Thirty Three Degrees

2017


concept/performance Chantal Yzermans

music Rite of Spring by Igor Stravinsky

original music by Yannick Franck

scenography Samyra Moumouh

costume Jean Paul Lespagnard

guest performers : Carlos Aires, Jack Davey, Celine Mathieu, Nono Pessoa,

images by Aleksei Kazantsev

commissioned by the International Triennale ‘The Raft. Art is not Lonely’ 2017 , Ostend , BE



CONCEPT


Thirty Three Degrees' is an adaptation of the work 'Partner/You,' in which Yzermans criticizes the laws prevailing in this online universe. Five guest performers scour various sites and forums, searching for the conversations and images that are massively shared by users. What they share instantly becomes common property; any form of privacy and intimacy on the World Wide Web is an illusion.

The base of Yzermans' performance is a 33-degree inclined plane, not coincidentally the basic measure for the Raft of the Medusa as immortalized by Géricault. This iconic diagonal, often found in the visual arts of the Baroque period, has evolved into a source of introspective exploration into Yzermans' own work. Géricault's raft serves as a stage for various figures, the majority of whom are nude and exposed in dramatic poses. Yzermans links this dramaturgy to the excessive presence and shareability of nudity on virtual platforms, dating sites, and pornographic sites in our contemporary society.

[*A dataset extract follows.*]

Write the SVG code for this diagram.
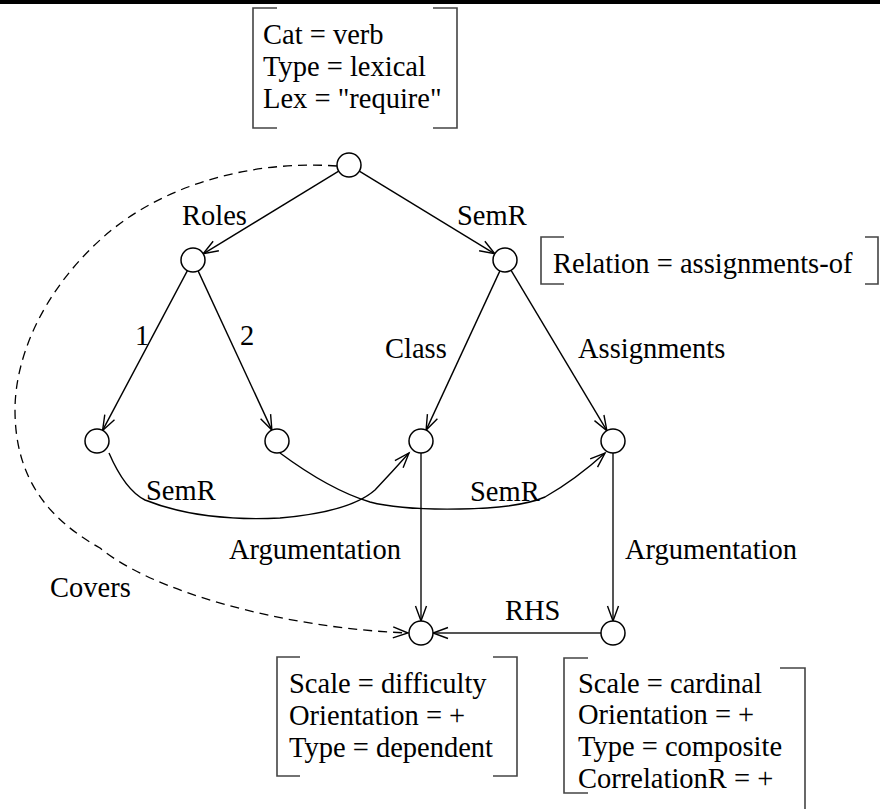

The complete spectacle is presented in a dramatic way: the webcam images that are collected are projected onto a large screen in space. Le Sacre du Printemps by Russian Igor Stravinsky forms the basis for a daring soundtrack, in which classical and minimalist electronic music is intertwined. Stravinsky was inspired by various primitive rituals in honor of the budding Spring in pagan Russia, crowned by the offering of a young girl. On those same tones, Yzermans sacrifices the privacy of the chatters by making their most private actions visible. Ordinary images and primary needs are made public and, supported by a museological set-up and classical music, sublimated into art. The visual input is frequently mixed and edited. The room fills with negative prints, framed images and fluorescent surfaces. Yzermans plays with photographic processes; where light is normally converted into image, here image is converted into light. The webcam images dissolve into a fleeting stream of impressions. Yzermans appropriates the bodies, intimate images and sayings of people for the benefit of a larger artistic whole. In this way she exposes the legal elasticity of artistic appropriation in a provocative way.